Considerando o fato de estarmos falando do site do Planalto, vale dizer que a MP 2.180-35 nele continua ativa, gozando de plena eficácia (http://www.planalto.gov.br/ccivil_03/mpv/218035.htm), o que torna ainda mais grave o “desaparecimento” do parágrafo único do art. 467 da CLT, cujo “sumiço” representa um flagelo da incongruência.

De outra banda, em rápida pesquisa no site da Câmara dos Deputados, encontramos, sobre a MP 2.180-35, a seguinte informação: Está em vigor por força do art. 2º da Emenda Constitucional nº 32, de 2001” (http://www2.camara.leg.br/busca/?wicket:interface=:2:1:::).

É isso. Apenas isso. Nada mais do que isso!

03. CONCLUSÃO 

A CLT que hoje consta no site do Planalto precisa ser urgentemente alterada, porque os seus equívocos vêm afetando a vida dos advogados, dos procuradores, dos magistrados, dos estudantes e todos aqueles que lidam com o direito do trabalho e o direito processual do trabalho.

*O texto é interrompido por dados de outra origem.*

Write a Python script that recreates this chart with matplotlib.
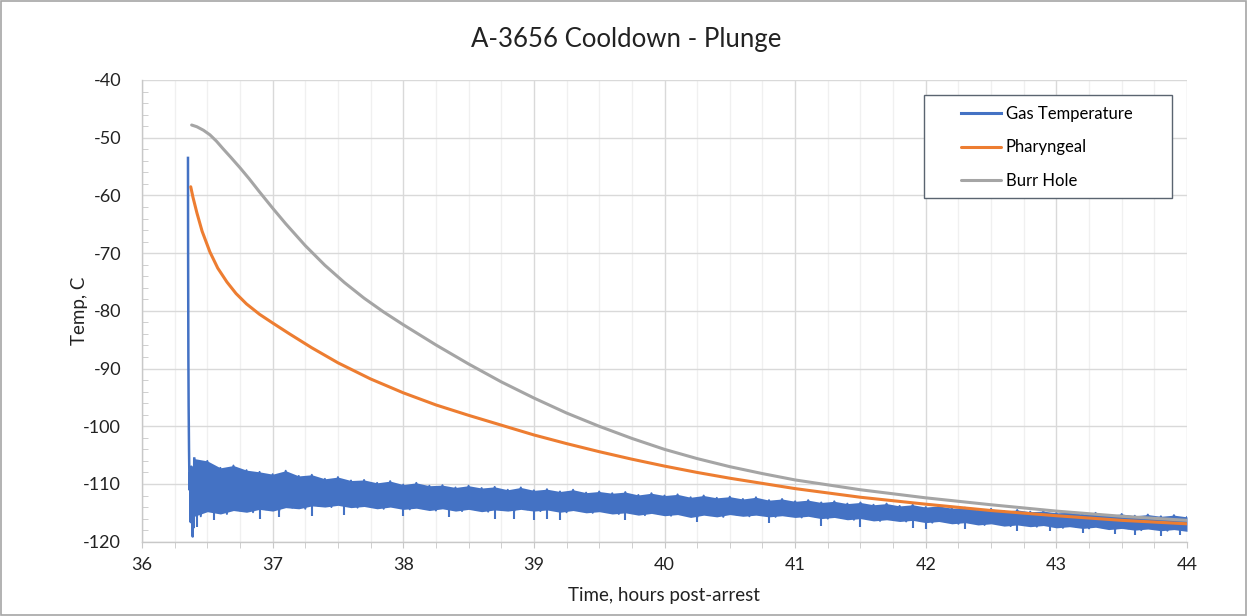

Os §§ 5º a 11 do art. 457 da CLT devem ser imediatamente restaurados no site, para que a estabilidade jurídica volte a sombrear as relações de trabalho marcadas pelo pagamento de gorjetas.

O parágrafo único do art. 467 da CLT também deve ser prontamente devolvido ao corpo da Legislação Consolidada, e, naturalmente, mantido até ulterior deliberação legislativa, para que não reste dúvida a respeito da isenção da multa em relação às pessoas jurídicas de direito público.